There’s a remarkable argument forming in Senate Republican circles as the details of a bipartisan infrastructure plan continue to be hammered out: We have to make sure we pay for it all.
“The details will matter,” Senate Minority Whip John Thune said Tuesday. “I think a lot of our members are going to look at: ‘How credible are the pay-fors, how large is this?’ For our members, it’s really going to come down to whether it’s all put on the debt.”
Really? Actually: REALLY????
It appears as though Thune – and many of his Senate Republican colleagues – have simply chosen to memory hole the last four years when it comes to government spending.
Here’s a crash course reminder for Thune – via Pro Publica:
“The national debt has risen by almost $7.8 trillion during Trump’s time in office. That’s nearly twice as much as what Americans owe on student loans, car loans, credit cards and every other type of debt other than mortgages, combined, according to data from the Federal Reserve Bank of New York…
“…The growth in the annual deficit under Trump ranks as the third-biggest increase, relative to the size of the economy, of any U.S. presidential administration, according to a calculation by a leading Washington budget maven, Eugene Steuerle, co-founder of the Urban-Brookings Tax Policy Center. And unlike George W. Bush and Abraham Lincoln, who oversaw the larger relative increases in deficits, Trump did not launch two foreign conflicts or have to pay for a civil war.”
Which, well, yeah.
And it’s not just that the debt (the sum total of the yearly budget deficits run by the government) was, apparently, not a major concern for former President Donald Trump and his administration.
“Nobody cares,” then White House chief of staff Mick Mulvaney reportedly told a group of Republicans who wondered why Trump wasn’t going to mention the ever-growing deficit in his State of the Union speech in 2019. Trump said neither “debt” nor “deficit” in that speech.
The massively growing debt also was a remarkable come-down from Trump’s promises made during the 2016 campaign.
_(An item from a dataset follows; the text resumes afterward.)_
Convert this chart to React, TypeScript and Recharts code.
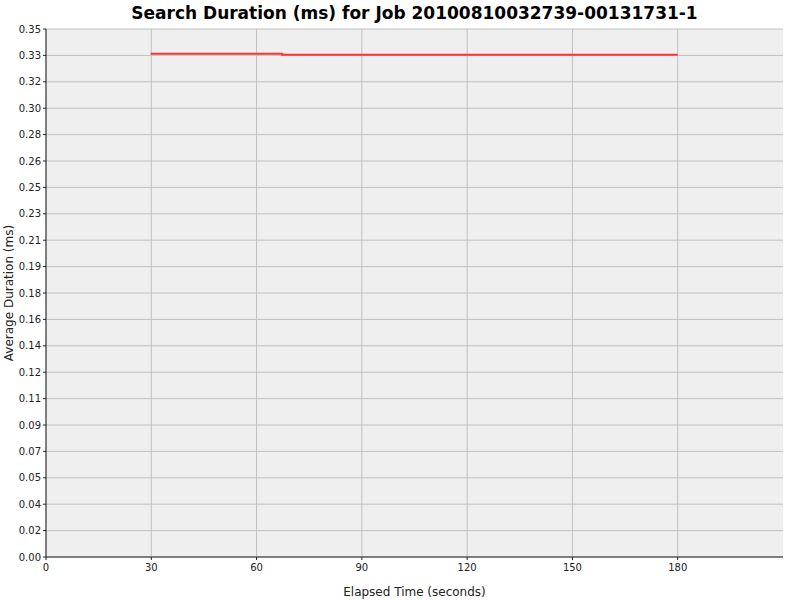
import { LineChart, Line, XAxis, YAxis, CartesianGrid, Label } from "recharts";

const title = "Search Duration (ms) for Job 20100810032739-00131731-1";

// elapsed seconds and average duration
const elapsed = [29.8, 67.3, 180];
const avgDuration = [0.3336, 0.3329, 0.3329];

const xTicks = [0, 30, 60, 90, 120, 150, 180];
const yTicks = [
  0, 0.0175, 0.035, 0.0525, 0.07, 0.0875, 0.105, 0.1225, 0.14, 0.1575, 0.175,
  0.1925, 0.21, 0.2275, 0.245, 0.2625, 0.28, 0.2975, 0.315, 0.3325, 0.35,
];
const yTickLabels = [
  "0.00", "0.02", "0.04", "0.05", "0.07", "0.09", "0.11", "0.12", "0.14", "0.16", "0.18",
  "0.19", "0.21", "0.23", "0.25", "0.26", "0.28", "0.30", "0.32", "0.33", "0.35",
];

const data = elapsed.map((t, i) => ({ t, v: avgDuration[i] }));

const font = "'DejaVu Sans', sans-serif";

export default function App() {
  return (
    <div
      style={{
        position: "absolute",
        left: 0,
        top: 0,
        width: 800,
        height: 600,
        background: "#fff",
        fontFamily: font,
      }}
    >
      <div
        style={{
          position: "absolute",
          left: 46,
          width: 737,
          top: 3,
          textAlign: "center",
          fontWeight: "bold",
          fontSize: 17,
          color: "#000",
        }}
      >
        {title}
      </div>
      <LineChart
        width={800}
        height={600}
        data={data}
        margin={{ top: 29, right: 17, bottom: 4, left: 0 }}
      >
        <CartesianGrid
          stroke="#c0c0c0"
          strokeWidth={1}
          fill="#efefef"
          verticalValues={xTicks}
          horizontalValues={yTicks}
        />
        <XAxis
          type="number"
          dataKey="t"
          domain={[0, 210]}
          ticks={xTicks}
          allowDataOverflow
          height={39}
          tickSize={3}
          stroke="#222"
          tick={{ fill: "#222", fontSize: 10, fontFamily: font, dy: 2 }}
        >
          <Label
            value="Elapsed Time (seconds)"
            position="insideBottom"
            offset={0}
            style={{ fill: "#222", fontSize: 12, fontFamily: font }}
          />
        </XAxis>
        <YAxis
          type="number"
          domain={[0, 0.35]}
          ticks={yTicks}
          interval={0}
          width={46}
          tickSize={3}
          stroke="#222"
          tickFormatter={(v: number) => yTickLabels[yTicks.indexOf(v)] ?? ""}
          tick={{ fill: "#222", fontSize: 10, fontFamily: font }}
        >
          <Label
            value="Average Duration (ms)"
            angle={-90}
            position="insideLeft"
            offset={9}
            style={{ fill: "#222", fontSize: 12, fontFamily: font, textAnchor: "middle" }}
          />
        </YAxis>
        <Line
          type="stepAfter"
          dataKey="v"
          stroke="#ff3333"
          strokeWidth={2}
          dot={false}
          isAnimationActive={false}
        />
      </LineChart>
    </div>
  );
}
Here’s Trump talking to Sean Hannity in 2016 about how easily he would balance the federal budget:
“It can be done. … It will take place and it will go relatively quickly. … If you have the right people, like, in the agencies and the various people that do the balancing … you can cut the numbers by two pennies and three pennies and balance a budget quickly and have a stronger and better country.”
“Relatively quickly”! HA!
Now, Trump defenders will say that he started with the best of intentions to reduce the deficit and lower the debt. But neither he nor anyone else could have foreseen the global Covid-19 pandemic – and the need to lean on government spending to stimulate the economy from dropping into recession or even depression.
Which is only sort of true. Again, Pro Publica:
“Economists agree that we needed massive deficit spending during the COVID-19 crisis to ward off an economic cataclysm, but federal finances under Trump had become dire even before the pandemic…
:…The combination of Trump’s 2017 tax cut and the lack of any serious spending restraint helped both the deficit and the debt soar. So when the once-in-a-lifetime viral disaster slammed our country and we threw more than $3 trillion into COVID-19-related stimulus, there was no longer any margin for error.”
What, you ask, did fiscally minded Republicans in Congress do amid this blizzard of spending and deficits? Oh, absolutely nothing. All but 12 Republicans in the House voted for Trump’s massive tax cut in 2017; all 51 Republican senators voted for the measure.
So, it’s more than a little rich to hear Thune – and other Republicans – citing their concerns about adding to the deficit with this latest round of infrastructure spending.